Scalability

Richard Sheridan (Cofounder and CEO, Menlo Innovations) wrote Joy Inc to share insight into all XP practices that worked for his Org. Here he shares how Menlo handles scaling up or down.

Software teams built on hero models are hard to scale. Heroes won’t have the time to train up another hero — they are too busy — so scaling up is impossible.

Pairing, switching the pairs, automated unit testing, code stewardship, non-hero based hiring, constant conversation, open work environment, and visible artifacts helps us scale.

  • Do you have trouble finding the right talent to match your needs?
  • Are you regularly disappointed with new staff after just a few months?
  • Do you resist new opportunities because you can’t find the talent you need?

Practice Scaling

Our pairing system gives us a chance to practice scalability even when we don’t need it.

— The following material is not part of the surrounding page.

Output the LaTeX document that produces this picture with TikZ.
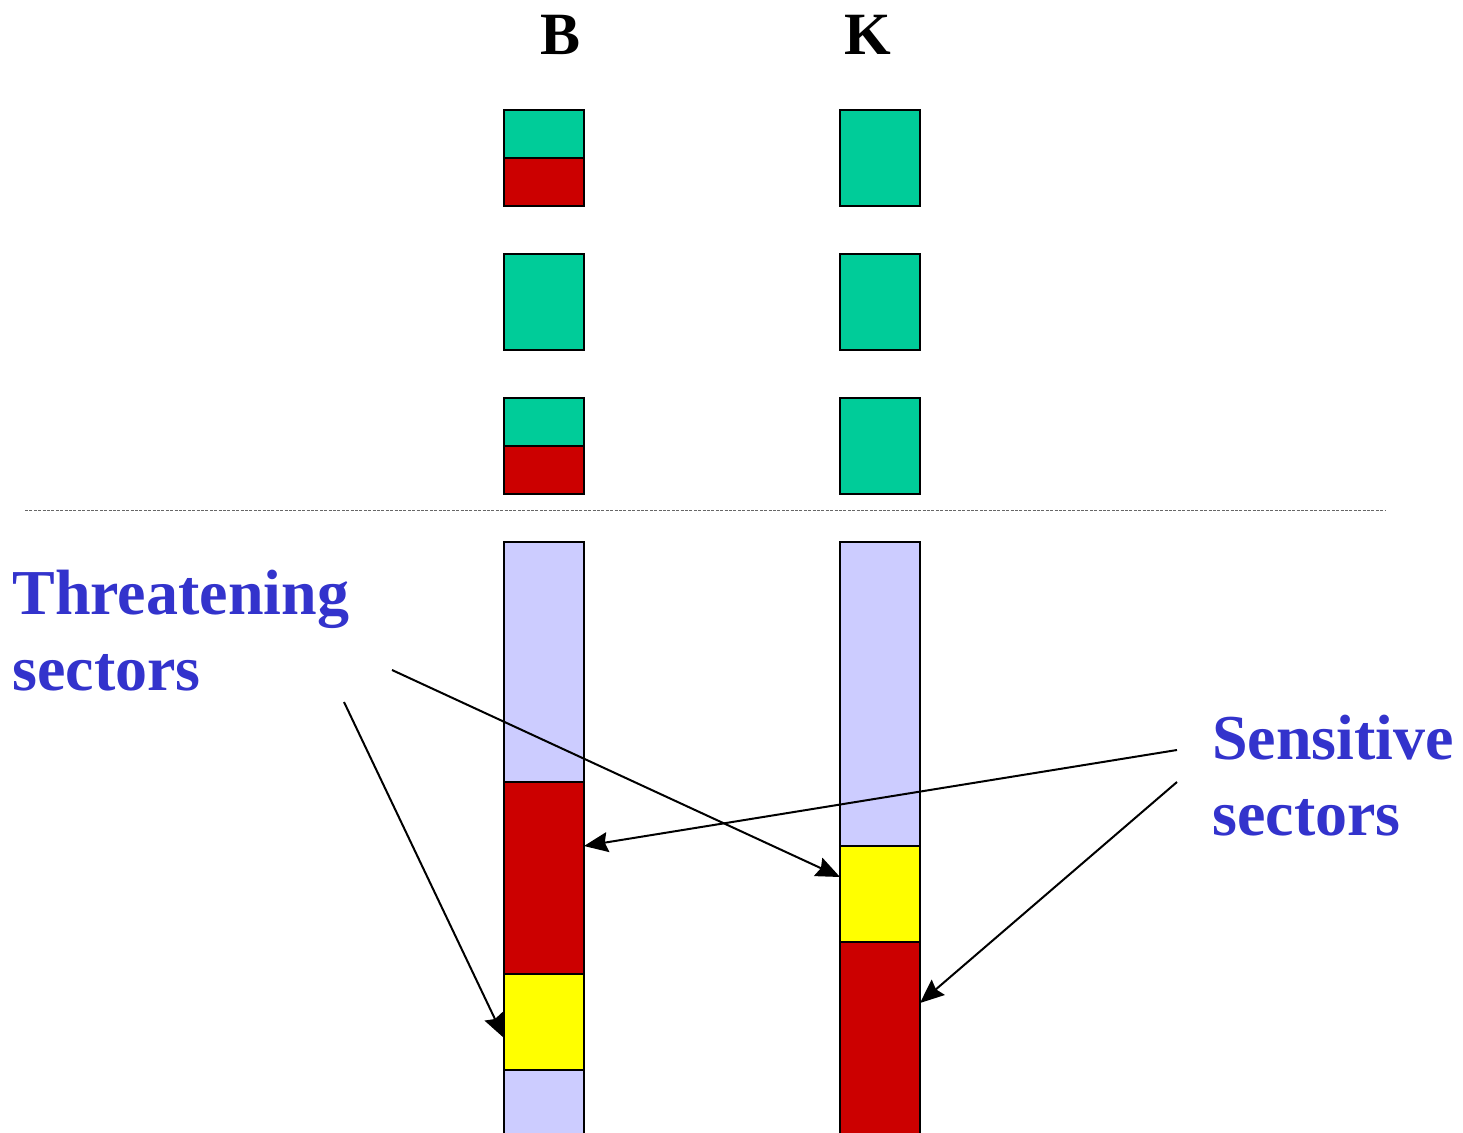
\documentclass[tikz,border=0pt]{standalone}
\usepackage{fontspec}
\setmainfont{Liberation Serif}
\usetikzlibrary{arrows.meta,calc}
\definecolor{sgreen}{HTML}{00CC99}
\definecolor{sred}{HTML}{CC0000}
\definecolor{slav}{HTML}{CCCCFF}
\definecolor{syel}{HTML}{FFFF00}
\definecolor{lblue}{HTML}{3333CC}
\begin{document}
\begin{tikzpicture}[x=0.5pt,y=-0.5pt,
  seg/.style={draw=black,line width=1pt,inner sep=0pt,outer sep=0pt,minimum width=40pt,anchor=north west},
  colhead/.style={font=\fontsize{30}{36}\selectfont\bfseries,anchor=base,inner sep=0pt},
  lbl/.style={font=\fontsize{32}{38}\selectfont\bfseries,text=lblue,anchor=base west,inner sep=0pt,align=left},
  arr/.style={line width=1pt,-{Stealth[length=12pt,width=10pt,inset=1.5pt]}}]
\useasboundingbox (0,0) rectangle (1463,1133);
\clip (0,0) rectangle (1463,1133);
% headers
\node[colhead] (hB) at (561,55) {B};
\node[colhead] (hK) at (868,55) {K};
% top rows, column B
\node[seg,fill=sgreen,minimum height=24pt] (b1g) at (504,110) {};
\node[seg,fill=sred,minimum height=24pt] (b1r) at (504,158) {};
\node[seg,fill=sgreen,minimum height=48pt] (b2g) at (504,254) {};
\node[seg,fill=sgreen,minimum height=24pt] (b3g) at (504,398) {};
\node[seg,fill=sred,minimum height=24pt] (b3r) at (504,446) {};
% top rows, column K
\node[seg,fill=sgreen,minimum height=48pt] (k1g) at (840,110) {};
\node[seg,fill=sgreen,minimum height=48pt] (k2g) at (840,254) {};
\node[seg,fill=sgreen,minimum height=48pt] (k3g) at (840,398) {};
% separator
\coordinate (sepL) at (25,510.5);
\coordinate (sepR) at (1385,510.5);
\draw[gray!80!black,line width=0.5pt,dash pattern=on 1.5pt off 0.7pt] (sepL) -- (sepR);
% bottom column B
\node[seg,fill=slav,minimum height=120pt] (bl1) at (504,542) {};
\node[seg,fill=sred,minimum height=96pt] (bred) at (504,782) {};
\node[seg,fill=syel,minimum height=48pt] (byel) at (504,974) {};
\node[seg,fill=slav,minimum height=40pt] (bl2) at (504,1070) {};
% bottom column K
\node[seg,fill=slav,minimum height=152pt] (kl1) at (840,542) {};
\node[seg,fill=syel,minimum height=48pt] (kyel) at (840,846) {};
\node[seg,fill=sred,minimum height=110pt] (kred) at (840,942) {};
% labels
\node[lbl] (thr) at (12,691) {Threatening\\sectors};
\node[lbl] (sen) at (1212,835) {Sensitive\\sectors};
% arrows
\coordinate (t1) at (392,670);
\coordinate (t2) at (344,702);
\coordinate (s1) at (1177,750);
\coordinate (s2) at (1177,782);
\draw[arr] (t1) -- ($(kyel.north west)+(0,31)$);
\draw[arr] (t2) -- ($(byel.north west)+(0,64)$);
\draw[arr] (s1) -- ($(bred.north east)+(0,64)$);
\draw[arr] (s2) -- ($(kred.north east)+(0,61)$);
\end{tikzpicture}
\end{document}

It continues to strengthen the team’s preparation for a moment of scaling (Up or Down).

When we have to scale up a team, we just add more people. It’s that simple. The space helps with the scaling. Pull over additional tables. Pairing quickens KT.

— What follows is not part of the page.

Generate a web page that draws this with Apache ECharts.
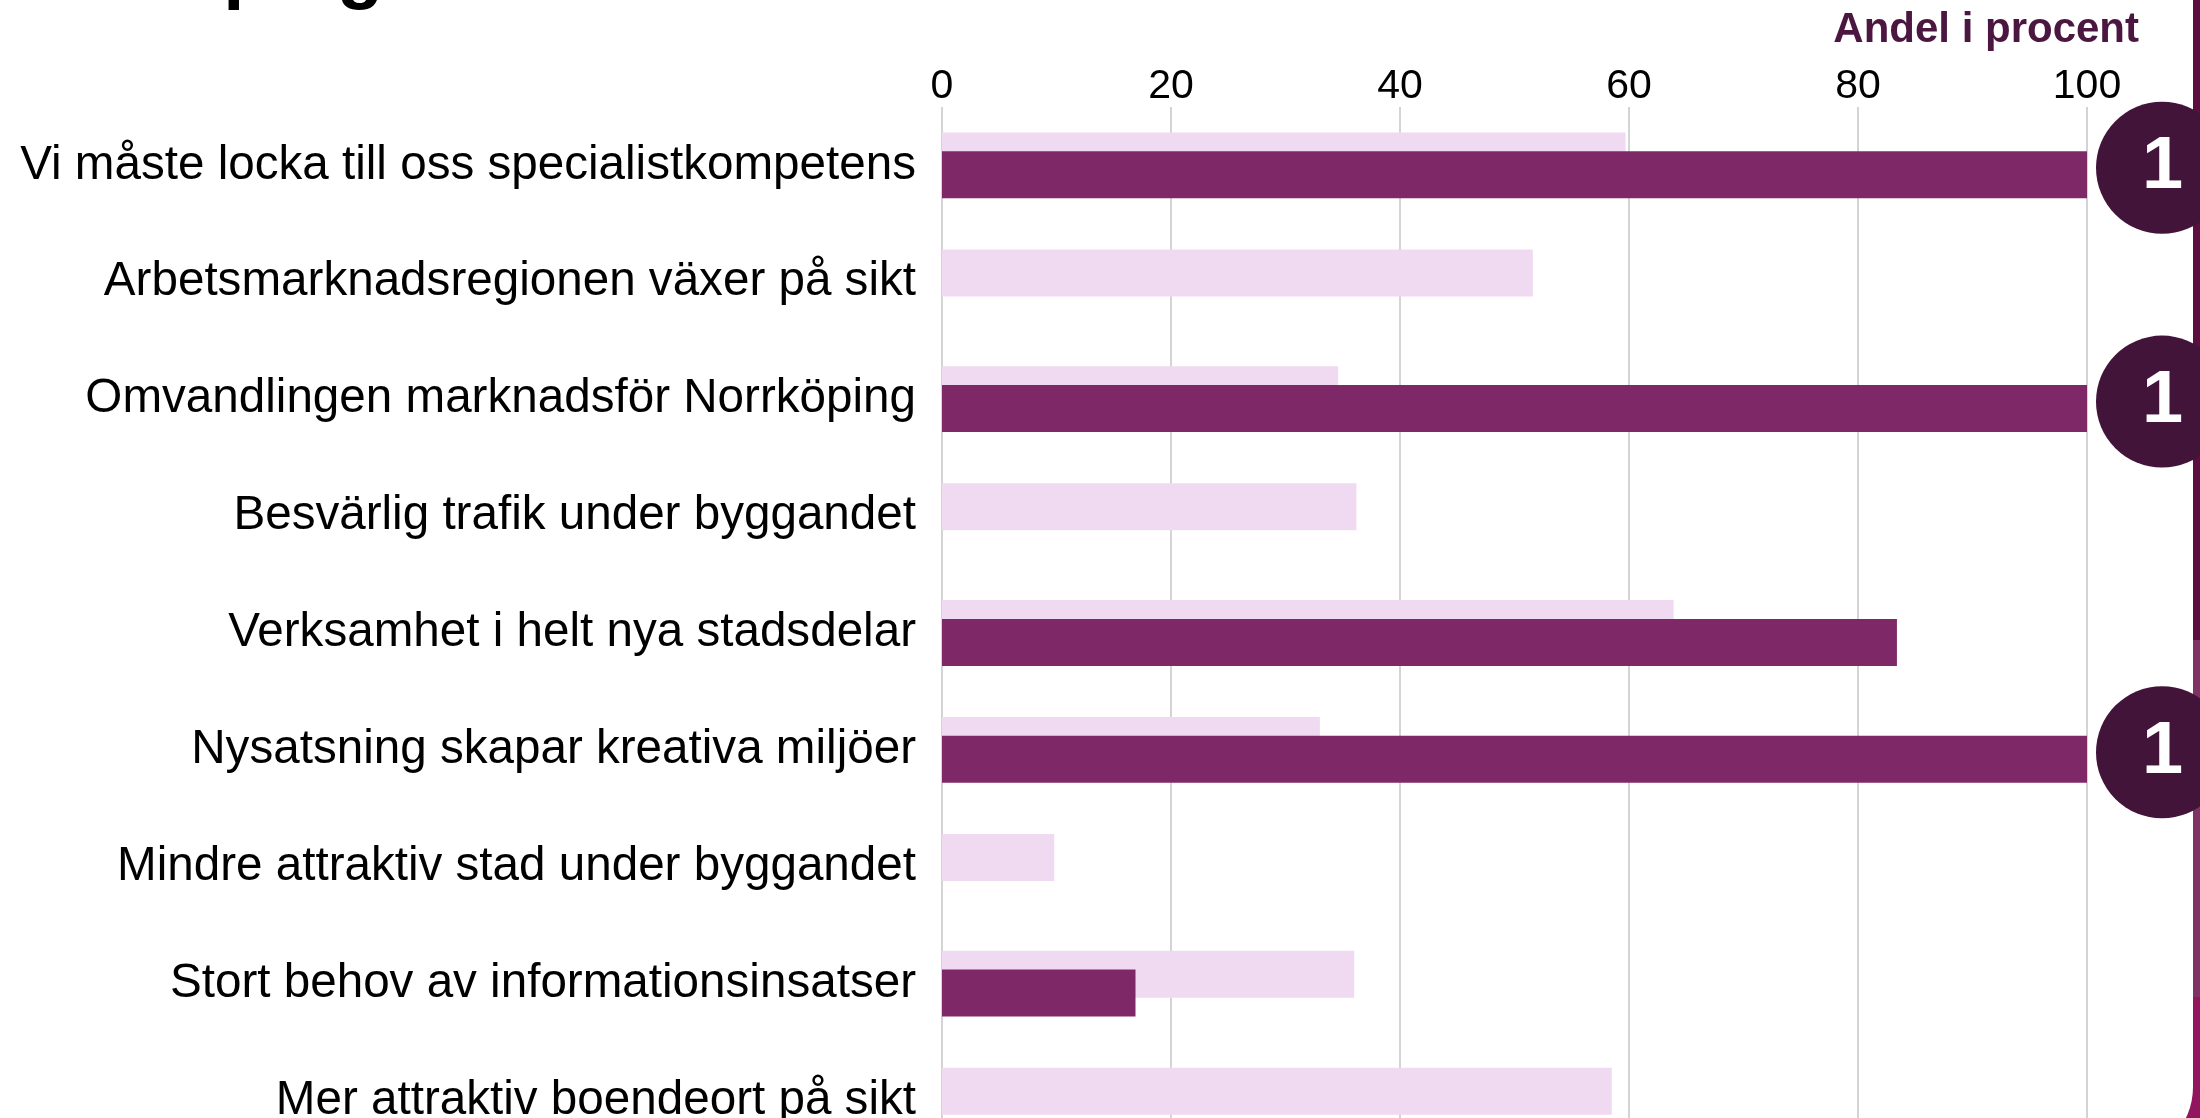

When projects shrink (scale down), because there are no towers of knowledge, because no one developer owns part of the code, there is no meaningful loss of information about the project. Even when project has to restart after months, automated unit tests provide the first foundation. They catch misunderstandings as new coding changes happen. This begins to refresh their memory of the decisions made in the past.


Build in Slack to Handle Scaling

We’ve built buffering elements in our system. These are internal projects that can receive extra team members or be cannibalized as required, or clever business arrangements with willing clients who let us scale their projects up or down by a small % in exchange for discounted services. Plus we have a healthy community of independent sub-contractors who help us out when we need it. We can also schedule Extreme Interviews!


Link Scalability with Sustainability

  • If you scale and destroy quality in the process, have you really scaled?
  • If you scale and destroy your team’s morale, spirit, and energy, have you really scaled?
  • If you scale and are defeated in the marketplace by superior products, have you really scaled?
  • If you can scale up but can’t scale down, can you really say you are able to scale at all?

Our definition of joy means that we must be able to scale and still produce quality products and maintain our culture.